Regenerating corneal endothelial functionality by engineering cell construct with aqueous two-phase system (ATPS)

Abstract

Corneal endothelial transplantation is one of the major surgeries for treating corneal endothelium related corneal dystrophy. Due to the shortage of corneal donor graft, alternatives of full-cornea transplantation need to be developed. In this thesis, we focus on developing scaffold-free cell construct based on aqueous two-phase system (ATPS). With the aid of reducing osmolality difference between the two immiscible phases and centrifugation assisted assembly, the cell construct formed could be applicable in clinical application.

In chapter 2, we investigate different parameters affecting the cell construct formation. Through the process of ATPS equilibration, we can reduce the osmolality difference between the two phases. This reduction of osmolality difference could result in a higher success rate of cell construct formation. By applying centrifugal force at the cell construct formation process, the thickness of the cell construct would be more uniform. The cell construct formed would also be less likely to be fragmented. We also investigate the cell construct formation phenomenon is only applicable on PEG-DEX-based ATPS.

In chapter 3, we demonstrate the in vitro proliferation, protein expression and ex vivo injection, culture of the corneal endothelial cell construct. Porcine corneal endothelial cell is chosen as the cell type in this study.
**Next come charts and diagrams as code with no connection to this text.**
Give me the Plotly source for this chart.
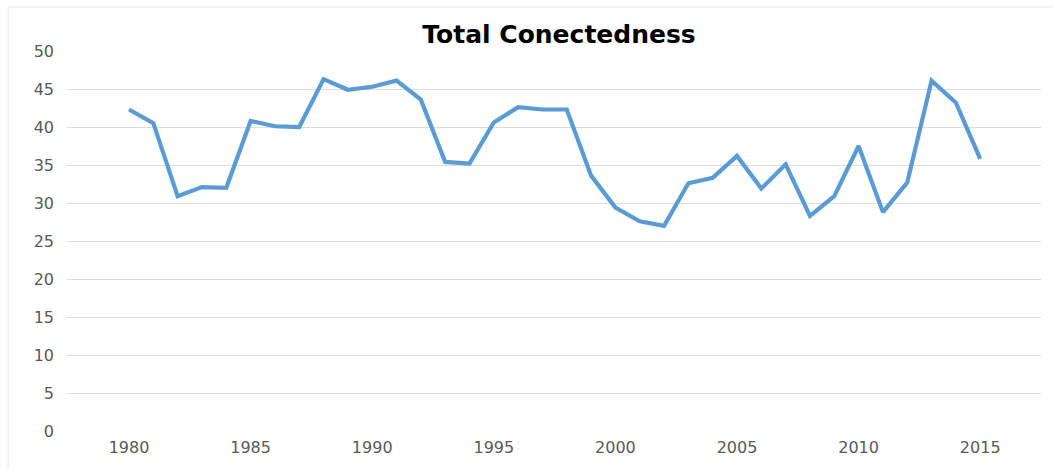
import plotly.graph_objects as go

years = list(range(1980, 2016))
total_connectedness = [
    42.3, 40.5, 30.9, 32.1, 32.0, 40.8, 40.1, 40.0, 46.3, 44.9,
    45.3, 46.1, 43.6, 35.4, 35.2, 40.6, 42.6, 42.3, 42.3, 33.6,
    29.4, 27.6, 27.0, 32.6, 33.3, 36.2, 31.9, 35.1, 28.3, 30.9,
    37.5, 28.8, 32.7, 46.1, 43.2, 35.8,
]
x_ticks = [1980, 1985, 1990, 1995, 2000, 2005, 2010, 2015]
y_ticks = [0, 5, 10, 15, 20, 25, 30, 35, 40, 45, 50]
title_text = "Total Conectedness"

W, H = 1053, 469
L, R, T, B = 67, 12, 51, 38
pw, ph = W - L - R, H - T - B

fig = go.Figure()
fig.add_trace(go.Scatter(
    x=years, y=total_connectedness, mode="lines",
    line=dict(color="#5B9BD5", width=4.2),
    hoverinfo="x+y", showlegend=False,
))

tick_font = dict(family="DejaVu Sans", size=16, color="#595959")

fig.update_layout(
    width=W, height=H,
    margin=dict(l=L, r=R, t=T, b=B),
    paper_bgcolor="white", plot_bgcolor="white",
    title=dict(text="<b>" + title_text + "</b>", x=(559 - L) / pw, xref="paper",
               xanchor="center", y=1 - 34 / H, yanchor="middle",
               font=dict(family="DejaVu Sans", size=25, color="black")),
    xaxis=dict(range=[1977.45, 2017.5], tickmode="array", tickvals=x_ticks,
               showgrid=False, zeroline=False, showline=False,
               ticks="", tickfont=tick_font, ticklabelstandoff=5),
    yaxis=dict(range=[0, 50], tickmode="array", tickvals=y_ticks,
               showgrid=True, gridcolor="#DDDDDD", gridwidth=1,
               zeroline=False, showline=False, ticks="",
               tickfont=tick_font, ticklabelstandoff=12),
    shapes=[
        dict(type="line", xref="paper", yref="paper",
             x0=(8 - L) / pw, x1=(8 - L) / pw, y0=(H - B - 470) / ph, y1=(H - B - 7) / ph,
             line=dict(color="#E6E6E6", width=1)),
        dict(type="line", xref="paper", yref="paper",
             x0=(8 - L) / pw, x1=(1060 - L) / pw, y0=(H - B - 7) / ph, y1=(H - B - 7) / ph,
             line=dict(color="#E6E6E6", width=1)),
    ],
)

fig.write_html("out.html")
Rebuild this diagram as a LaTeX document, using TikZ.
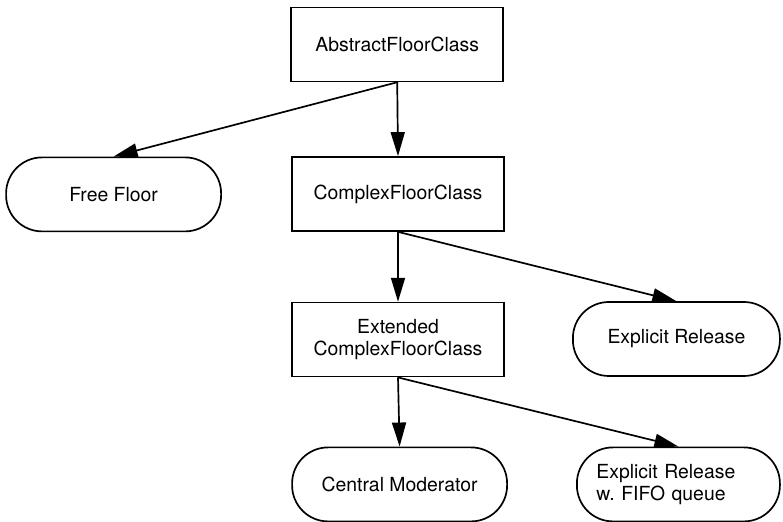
\documentclass[tikz,border=0pt]{standalone}
\usepackage{fontspec}
\setmainfont{TeX Gyre Heros}
\usetikzlibrary{arrows.meta}
\tikzset{
	classbox/.style={
			draw, line width=1.2pt, minimum width=5.3cm, minimum height=1.85cm,
			align=center, inner sep=0pt
		},
	floorbox/.style={
			draw, line width=1.2pt, rounded corners=0.9cm, minimum height=1.85cm,
			inner sep=0pt
		},
	inherit/.style={-{Triangle[length=0.6cm, width=0.35cm]}, line width=1.2pt}
}

\begin{document}
\begin{tikzpicture}[every node/.style={font=\fontsize{13.8}{15.4}\selectfont}]
        \useasboundingbox (0, 0) rectangle (19.575, 13.05);

        % Class hierarchy
        \node[classbox] (abstract) at (9.93, 11.94) {AbstractFloorClass};
        \node[classbox] (complex) at (9.95, 8.2) {ComplexFloorClass};
        \node[classbox] (extended) at (9.95, 4.56) {Extended\\ComplexFloorClass};

        % Floor control policies
        \node[floorbox, minimum width=5.375cm] (free) at (2.84, 8.19) {Free Floor};
        \node[floorbox, minimum width=5.175cm] (release) at (16.91, 4.575) {Explicit Release};
        \node[floorbox, minimum width=5.075cm, text width=4.1cm, align=left] (fifo) at (16.96, 0.94) {Explicit Release\\w.\ FIFO queue};
        \node[floorbox, minimum width=5.375cm] (moderator) at (9.99, 0.94) {Central Moderator};

        % Arrows
        \draw[inherit] (abstract.south) -- (complex.north);
        \draw[inherit] (abstract.south) -- (free.north);
        \draw[inherit] (complex.south) -- (extended.north);
        \draw[inherit] (complex.south) -- (release.north);
        \draw[inherit] (extended.south) -- (moderator.north);
        \draw[inherit] (extended.south) -- (fifo.north);

    \end{tikzpicture}
\end{document}
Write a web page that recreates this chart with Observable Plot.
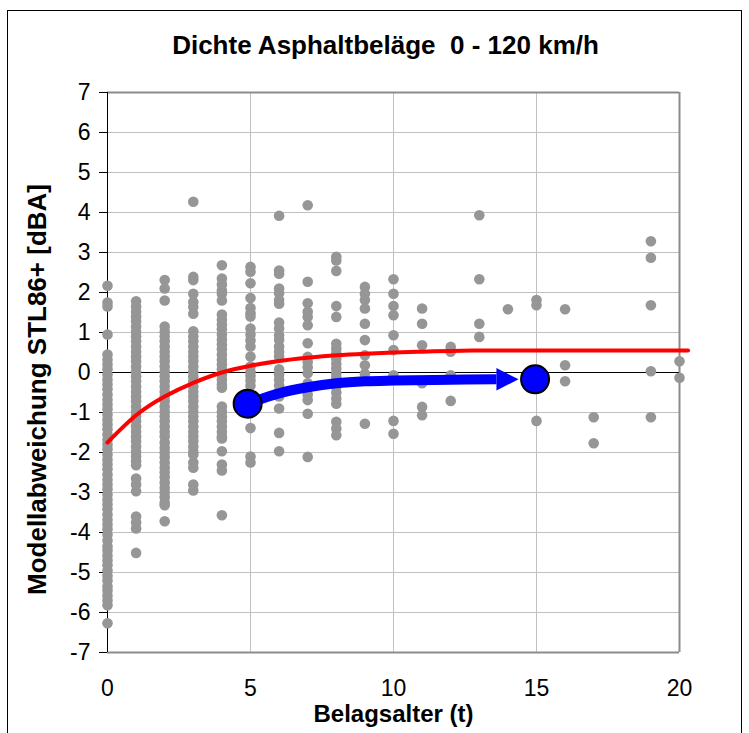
<!DOCTYPE html>
<html>
<head>
<meta charset="utf-8">
<script src="https://cdn.jsdelivr.net/npm/d3@7"></script>
<script src="https://cdn.jsdelivr.net/npm/@observablehq/plot@0.6"></script>
<style>
  html, body { margin: 0; padding: 0; background: #fff; }
  #wrap { position: relative; width: 749px; height: 733px; overflow: hidden; }
  #border { position: absolute; left: 7px; top: 10px; width: 733px; height: 800px; border: 1px solid #000; pointer-events: none; }
</style>
</head>
<body>
<div id="wrap"><div id="border"></div></div>
<script>
const titleText = "Dichte Asphaltbeläge  0 - 120 km/h";
const xLabel = "Belagsalter (t)";
const yLabel = "Modellabweichung STL86+ [dBA]";
const xTicks = [0, 5, 10, 15, 20];
const yTicks = [-7, -6, -5, -4, -3, -2, -1, 0, 1, 2, 3, 4, 5, 6, 7];

// Measured values per pavement age (years)
const v0 = [2.17, 1.75, 1.65, 0.95, 0.45, 0.32, 0.2, 0.08, -0.05, -0.18, -0.3, -0.42, -0.55, -0.68, -0.8, -0.92, -1.05, -1.18, -1.3, -1.42, -1.55, -1.68, -1.8, -1.92, -2.05, -2.18, -2.3, -2.42, -2.55, -2.68, -2.8, -2.92, -3.05, -3.18, -3.3, -3.42, -3.55, -3.68, -3.8, -3.92, -4.05, -4.2, -4.35, -4.45, -4.58, -4.7, -4.82, -4.95, -5.08, -5.2, -5.35, -5.45, -5.58, -5.7, -5.82, -6.27];
const v1 = [1.78, 1.65, 1.52, 1.4, 1.28, 1.15, 1.02, 0.9, 0.78, 0.65, 0.52, 0.4, 0.28, 0.15, 0.02, -0.1, -0.22, -0.35, -0.48, -0.6, -0.72, -0.85, -0.98, -1.1, -1.22, -1.35, -1.48, -1.6, -1.72, -1.85, -1.98, -2.1, -2.22, -2.32, -2.65, -2.8, -2.97, -3.6, -3.75, -3.9, -4.51];
const v2 = [2.31, 2.1, 1.8, 1.15, 1.02, 0.9, 0.78, 0.65, 0.52, 0.4, 0.28, 0.15, 0.02, -0.1, -0.22, -0.35, -0.48, -0.6, -0.72, -0.85, -0.98, -1.1, -1.22, -1.35, -1.48, -1.6, -1.75, -1.88, -2.0, -2.12, -2.25, -2.38, -2.5, -2.62, -2.75, -2.88, -3.0, -3.12, -3.25, -3.32, -3.72];
const v3 = [4.27, 2.39, 2.31, 1.97, 1.76, 1.64, 1.47, 1.03, 0.9, 0.78, 0.65, 0.52, 0.4, 0.28, 0.15, 0.02, -0.1, -0.22, -0.35, -0.48, -0.6, -0.72, -0.85, -0.98, -1.1, -1.22, -1.35, -1.48, -1.6, -1.72, -1.85, -1.98, -2.05, -2.25, -2.38, -2.8, -2.95];
const v4 = [2.68, 2.35, 2.2, 2.05, 1.97, 1.8, 1.45, 1.32, 1.2, 1.08, 0.95, 0.82, 0.7, 0.58, 0.45, 0.32, 0.2, 0.08, -0.05, -0.18, -0.3, -0.38, -0.85, -0.98, -1.1, -1.22, -1.35, -1.48, -1.6, -1.65, -1.97, -2.3, -2.45, -3.57];
const v5 = [2.64, 2.52, 2.23, 1.86, 1.61, 1.48, 1.4, 1.1, 0.95, 0.8, 0.65, 0.4, 0.15, 0.02, -0.08, -0.2, -0.33, -0.6, -0.8, -1.0, -1.39, -2.1, -2.25];
const v6 = [3.92, 2.55, 2.47, 2.1, 1.98, 1.81, 1.72, 1.25, 1.1, 0.93, 0.82, 0.65, 0.52, 0.4, 0.08, -0.05, -0.18, -0.32, -0.46, -0.6, -0.9, -1.51, -1.97];
const v7 = [4.18, 2.27, 1.73, 1.52, 1.39, 1.18, 0.73, 0.39, 0.26, 0.13, -0.02, -0.27, -0.4, -0.55, -0.69, -1.03, -2.11];
const v8 = [2.89, 2.8, 2.54, 1.66, 1.39, 0.72, 0.6, 0.48, 0.35, 0.22, 0.1, -0.02, -0.11, -0.36, -0.5, -0.65, -0.78, -1.23, -1.4, -1.57];
const v9 = [2.14, 1.97, 1.81, 1.6, 1.22, 0.81, 0.43, 0.18, -0.03, -1.28];
const v10 = [2.33, 1.97, 1.66, 1.43, 0.93, 0.56, -0.07, -1.21, -1.53];
const v11 = [1.6, 1.22, 0.68, -0.27, -0.86, -1.07];
const v12 = [0.64, 0.52, -0.07, -0.71];
const v13 = [3.93, 2.33, 1.22, 0.89];
const v14 = [1.58];
const v15 = [1.81, 1.68, -1.21];
const v16 = [1.58, 0.18, -0.22];
const v17 = [-1.12, -1.77];
const v19 = [3.28, 2.87, 1.68, 0.03, -1.12];
const v20 = [0.28, -0.13];
const columnAges = [0, 1, 2, 3, 4, 5, 6, 7, 8, 9, 10, 11, 12, 13, 14, 15, 16, 17, 19, 20];
const columnValues = [v0, v1, v2, v3, v4, v5, v6, v7, v8, v9, v10, v11, v12, v13, v14, v15, v16, v17, v19, v20];

// Red model curve
const curveX = [0, 1, 2, 3, 4, 5, 6, 7, 8, 9, 10, 11, 12, 13, 14, 15, 16, 17, 18, 19, 20, 20.3];
const curveY = [-1.75, -1.07, -0.6, -0.26, 0.0, 0.17, 0.29, 0.37, 0.43, 0.47, 0.5, 0.52, 0.54, 0.55, 0.55, 0.55, 0.55, 0.55, 0.55, 0.55, 0.55, 0.55];

// Blue annotation: start / end markers and arrow path
const markerX = [4.9, 14.95];
const markerY = [-0.78, -0.17];
const arrowX = [4.9, 6, 7, 8, 9, 10, 12, 13.6];
const arrowY = [-0.78, -0.52, -0.37, -0.27, -0.22, -0.2, -0.18, -0.17];
const headX = [13.6, 14.37, 13.6];
const headY = [0.11, -0.17, -0.45];

const points = columnAges.flatMap((age, i) => columnValues[i].map(v => ({age, v})));
const curve = curveX.map((x, i) => ({x, y: curveY[i]}));
const arrow = arrowX.map((x, i) => ({x, y: arrowY[i]}));
const head = headX.map((x, i) => ({x, y: headY[i]}));
const markers = markerX.map((x, i) => ({x, y: markerY[i]}));

const chart = Plot.plot({
  width: 749,
  height: 733,
  marginLeft: 107,
  marginRight: 70,
  marginTop: 92,
  marginBottom: 81,
  style: {fontFamily: "'Liberation Sans', Arial, sans-serif", fontSize: "23px", background: "transparent", color: "#000"},
  x: {domain: [0, 20]},
  y: {domain: [-7, 7]},
  marks: [
    Plot.ruleY(yTicks.filter(d => d > -7 && d < 7), {stroke: "#c0c0c0", strokeWidth: 1}),
    Plot.ruleX(xTicks.filter(d => d > 0 && d < 20), {stroke: "#c0c0c0", strokeWidth: 1}),
    Plot.ruleY([7, -7], {stroke: "#8c8c8c", strokeWidth: 2}),
    Plot.ruleX([20], {stroke: "#8c8c8c", strokeWidth: 2}),
    Plot.ruleY([0], {stroke: "#000", strokeWidth: 1}),
    Plot.ruleX([0], {stroke: "#000", strokeWidth: 1}),
    Plot.axisY({ticks: yTicks, tickSize: 8, tickPadding: 9, tickFormat: d => String(d), label: null, fontSize: 23}),
    Plot.axisX({ticks: xTicks, tickSize: 0, tickPadding: 27, tickFormat: d => String(d), label: null, fontSize: 23}),
    Plot.dot(points, {x: "age", y: "v", r: 5.3, fill: "#969696", stroke: "none"}),
    Plot.line(curve, {x: "x", y: "y", stroke: "#ff0000", strokeWidth: 4, curve: "natural"}),
    Plot.line(arrow, {x: "x", y: "y", stroke: "#0000ff", strokeWidth: 10, curve: "monotone-x", strokeLinecap: "butt"}),
    Plot.line(head, {x: "x", y: "y", fill: "#0000ff", stroke: "none"}),
    Plot.dot(markers, {x: "x", y: "y", r: 14, fill: "#0000ff", stroke: "#000", strokeWidth: 2}),
    Plot.text([titleText], {frameAnchor: "top", dy: -47, dx: -8, fontSize: 26, fontWeight: "bold", textAnchor: "middle", lineAnchor: "middle"}),
    Plot.text([xLabel], {frameAnchor: "bottom", dy: 62, fontSize: 24, fontWeight: "bold", textAnchor: "middle", lineAnchor: "middle"}),
    Plot.text([yLabel], {frameAnchor: "left", dx: -69.5, dy: 17, rotate: -90, fontSize: 26, fontWeight: "bold", textAnchor: "middle", lineAnchor: "middle"})
  ]
});
chart.style.position = "absolute";
chart.style.left = "0";
chart.style.top = "0";
document.getElementById("wrap").appendChild(chart);
</script>
</body>
</html>
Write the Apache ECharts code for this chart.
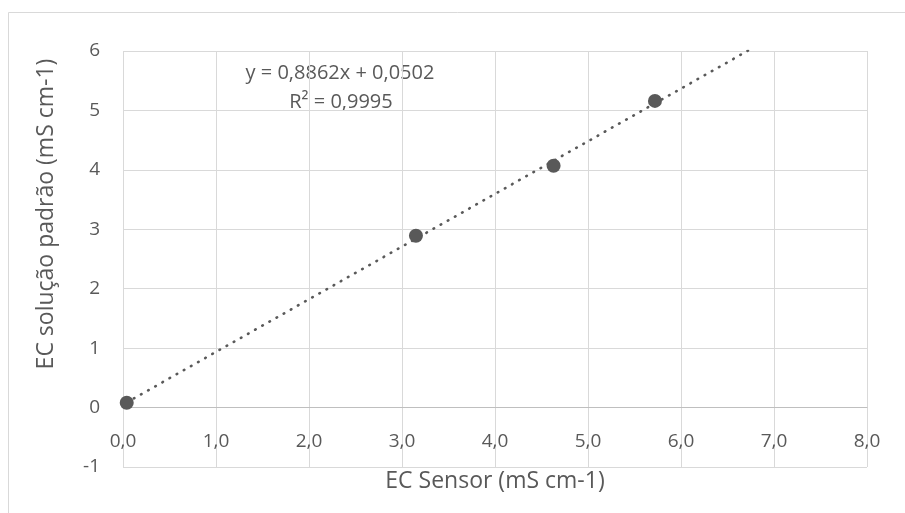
<!DOCTYPE html>
<html>
<head>
<meta charset="utf-8">
<script src="https://cdn.jsdelivr.net/npm/echarts@6/dist/echarts.min.js"></script>
<style>
  html, body { margin: 0; padding: 0; background: #ffffff; }
  #chart { width: 905px; height: 513px; }
</style>
</head>
<body>
<div id="chart"></div>
<script>
// Calibration readings: sensor EC vs. standard solution EC (mS cm-1)
const sensorEC = [0.04, 3.15, 4.63, 5.72];
const standardEC = [0.08, 2.89, 4.07, 5.16];

// Linear trendline coefficients
const slope = 0.8862;
const intercept = 0.0502;
const rSquared = 0.9995;
const forecastForward = 1.0;

// Axis ranges
const xRange = [0, 8];
const yRange = [-1, 6];

const FONT = '"Open Sans", "Noto Sans", sans-serif';
const TEXT = '#595959';
const GRID = '#d9d9d9';

const ptBr = (v, d) => v.toFixed(d).replace('.', ',');

const points = sensorEC.map((x, i) => [x, standardEC[i]]);
const xStart = Math.min(...sensorEC);
const xEnd = Math.max(...sensorEC) + forecastForward;
const trend = [xStart, xEnd].map(x => [x, slope * x + intercept]);

const eqLine1 = 'y = ' + ptBr(slope, 4) + 'x + ' + ptBr(intercept, 4);
const eqLine2 = 'R² = ' + ptBr(rSquared, 4);

// Plot area; the horizontal axis sits at y = 0, one unit above the bottom edge
const plotHeight = 416;
const xAxisLift = plotHeight * (0 - yRange[0]) / (yRange[1] - yRange[0]);

const chart = echarts.init(document.getElementById('chart'), null, { renderer: 'canvas' });

chart.setOption({
  animation: false,
  backgroundColor: '#ffffff',
  grid: {
    left: 123, top: 51, width: 744, height: plotHeight,
    containLabel: false, outerBoundsMode: 'none'
  },
  xAxis: {
    type: 'value',
    min: xRange[0], max: xRange[1], interval: 1,
    offset: -xAxisLift,
    name: 'EC Sensor (mS cm-1)',
    nameLocation: 'middle',
    nameGap: 62,
    nameTextStyle: { color: TEXT, fontSize: 23, fontFamily: FONT },
    axisLine: { show: true, onZero: false, lineStyle: { color: '#bfbfbf', width: 1 } },
    axisTick: { show: false },
    axisLabel: {
      color: TEXT, fontSize: 19, fontFamily: FONT, margin: 25,
      formatter: v => ptBr(v, 1)
    },
    splitLine: { show: true, lineStyle: { color: GRID, width: 1 } }
  },
  yAxis: {
    type: 'value',
    min: yRange[0], max: yRange[1], interval: 1,
    axisLine: { show: false },
    axisTick: { show: false },
    axisLabel: { color: TEXT, fontSize: 19, fontFamily: FONT, margin: 23 },
    splitLine: { show: true, lineStyle: { color: GRID, width: 1 } }
  },
  graphic: [
    {
      type: 'rect', silent: true, z: -10,
      shape: { x: 8.5, y: 12.5, width: 1200, height: 1200 },
      style: { fill: 'none', stroke: GRID, lineWidth: 1 }
    },
    {
      type: 'text', x: 46, y: 214, rotation: Math.PI / 2,
      style: {
        text: 'EC solução padrão (mS cm-1)', fill: TEXT,
        font: '23px ' + FONT, align: 'center', verticalAlign: 'middle'
      }
    },
    {
      type: 'text', x: 340, y: 73,
      style: { text: eqLine1, fill: TEXT, font: '20px ' + FONT, align: 'center', verticalAlign: 'middle' }
    },
    {
      type: 'text', x: 341, y: 102,
      style: { text: eqLine2, fill: TEXT, font: '20px ' + FONT, align: 'center', verticalAlign: 'middle' }
    }
  ],
  series: [
    {
      name: 'Linear (EC)',
      type: 'line',
      data: trend,
      showSymbol: false,
      clip: true,
      z: 2,
      lineStyle: { color: TEXT, width: 2.6, type: [0.6, 7.6], cap: 'round' }
    },
    {
      name: 'EC',
      type: 'scatter',
      data: points,
      symbol: 'circle',
      symbolSize: 14,
      z: 3,
      itemStyle: { color: TEXT, opacity: 1 }
    }
  ]
});
</script>
</body>
</html>
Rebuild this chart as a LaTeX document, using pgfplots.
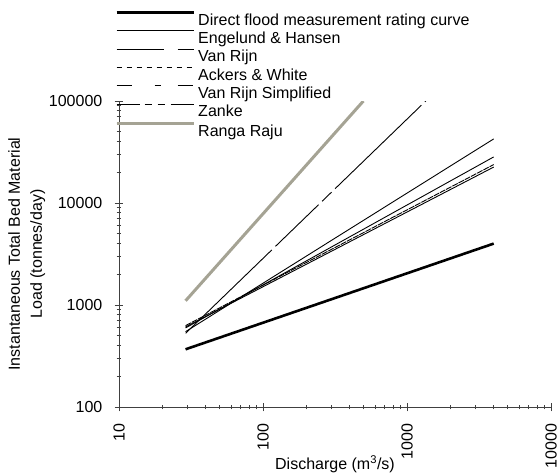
\documentclass[border=0pt]{standalone}
\usepackage{fontspec}
\setmainfont{Liberation Sans}
\usepackage{pgfplots}
\pgfplotsset{compat=1.18}
\definecolor{rangaraju}{RGB}{165,163,148}
\definecolor{axisgrey}{RGB}{64,64,64}

\begin{document}
\begin{tikzpicture}
\useasboundingbox (-119pt,-68pt) rectangle (440pt,407pt);
\begin{axis}[
    scale only axis, width=432pt, height=306pt,
    xmode=log, ymode=log,
    xmin=10, xmax=10000, ymin=100, ymax=100000,
    axis lines=left, axis line style={-, axisgrey, line width=0.8pt},
    tick style={axisgrey, line width=0.8pt},
    tick align=center, major tick length=9pt, minor tick length=5pt,
    log ticks with fixed point,
    /pgf/number format/1000 sep={},
    /pgf/number format/assume math mode=true,
    tick label style={font=\fontsize{16pt}{19pt}\selectfont, inner sep=0pt},
    xticklabel style={rotate=90, anchor=east},
    xticklabel shift=12pt, yticklabel shift=12pt,
    xlabel={Discharge (m\textsuperscript{3}/s)},
    xlabel style={at={(axis description cs:0.5,-0.157)}, anchor=north, inner sep=0pt,
        font=\fontsize{16pt}{19pt}\selectfont},
    ylabel={Instantaneous Total Bed Material\\Load (tonnes/day)},
    ylabel style={at={(axis description cs:-0.1705,0.5)}, anchor=south, inner sep=0pt,
        align=center, font=\fontsize{16pt}{22pt}\selectfont},
    legend image code/.code={\draw[#1] (0pt,8pt) -- (77pt,8pt);},
    legend style={at={(axis description cs:-0.0092,1.2941)}, anchor=north west,
        draw=none, fill=none, inner sep=0pt, row sep=2.4pt, column sep=3pt,
        font=\fontsize{16pt}{19pt}\selectfont,
        nodes={inner sep=0pt, text height=12pt, text depth=3pt},
        cells={anchor=west}},
]
% rating curve and formula predictions
\addplot[black, line width=2.6pt, forget plot] coordinates {(29,368) (4000,4000)};
\addplot[black, line width=0.9pt, forget plot] coordinates {(29,548) (4000,42500)};
\addplot[black, line width=0.9pt, forget plot,
    dash pattern=on 120pt off 5pt on 60pt off 5pt on 13pt off 5pt] coordinates {(29,528) (1350,100000)};
\addplot[black, line width=0.9pt, forget plot] coordinates {(29,596) (4000,28300)};
\addplot[black, line width=0.9pt, forget plot,
    dash pattern=on 6pt off 1pt] coordinates {(29,628) (4000,23800)};
\addplot[black, line width=0.9pt, forget plot] coordinates {(29,610) (4000,22500)};
\addplot[rangaraju, line width=3pt, forget plot] coordinates {(29,1100) (498,100000)};

% legend samples
\addlegendimage{black, line width=2.6pt}
\addlegendentry{Direct flood measurement rating curve}
\addlegendimage{black, line width=0.9pt}
\addlegendentry{Engelund \& Hansen}
\addlegendimage{black, line width=0.9pt, dash pattern=on 47pt off 14pt on 16pt off 14pt}
\addlegendentry{Van Rijn}
\addlegendimage{black, line width=0.9pt, dash pattern=on 5pt off 5pt}
\addlegendentry{Ackers \& White}
\addlegendimage{black, line width=0.9pt, dash pattern=on 15pt off 23pt on 6pt off 17pt}
\addlegendentry{Van Rijn Simplified}
\addlegendimage{black, line width=0.9pt, dash pattern=on 23pt off 5pt on 7pt off 6pt on 7pt off 6pt}
\addlegendentry{Zanke}
\addlegendimage{rangaraju, line width=3pt}
\addlegendentry{Ranga Raju}
\end{axis}
\end{tikzpicture}
\end{document}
We show that the porcine corneal endothelial cell harvested is physiologically representative, based on the functionality assay examining the pump and barrier function of the cell construct. The cell construct can also grow and proliferate in vitro with the increase of the cell construct area. Immunocytochemistry is applied to illustrate the physiological markers of the corneal endothelial cell after in vitro culture. After a month of in vitro culture, we find that the cell construct can express ZO-1 and Na+/K+ ATPase, two of the physiological markers of the corneal endothelial cell. It shows its capability to reconstruct the corneal functionality after transplantation. We also demonstrate the feasibility to inject the corneal endothelial cell construct in an ex vivo porcine model using a commercially available intraocular injector. Therefore, the cell construct formed is applicable at clinical context.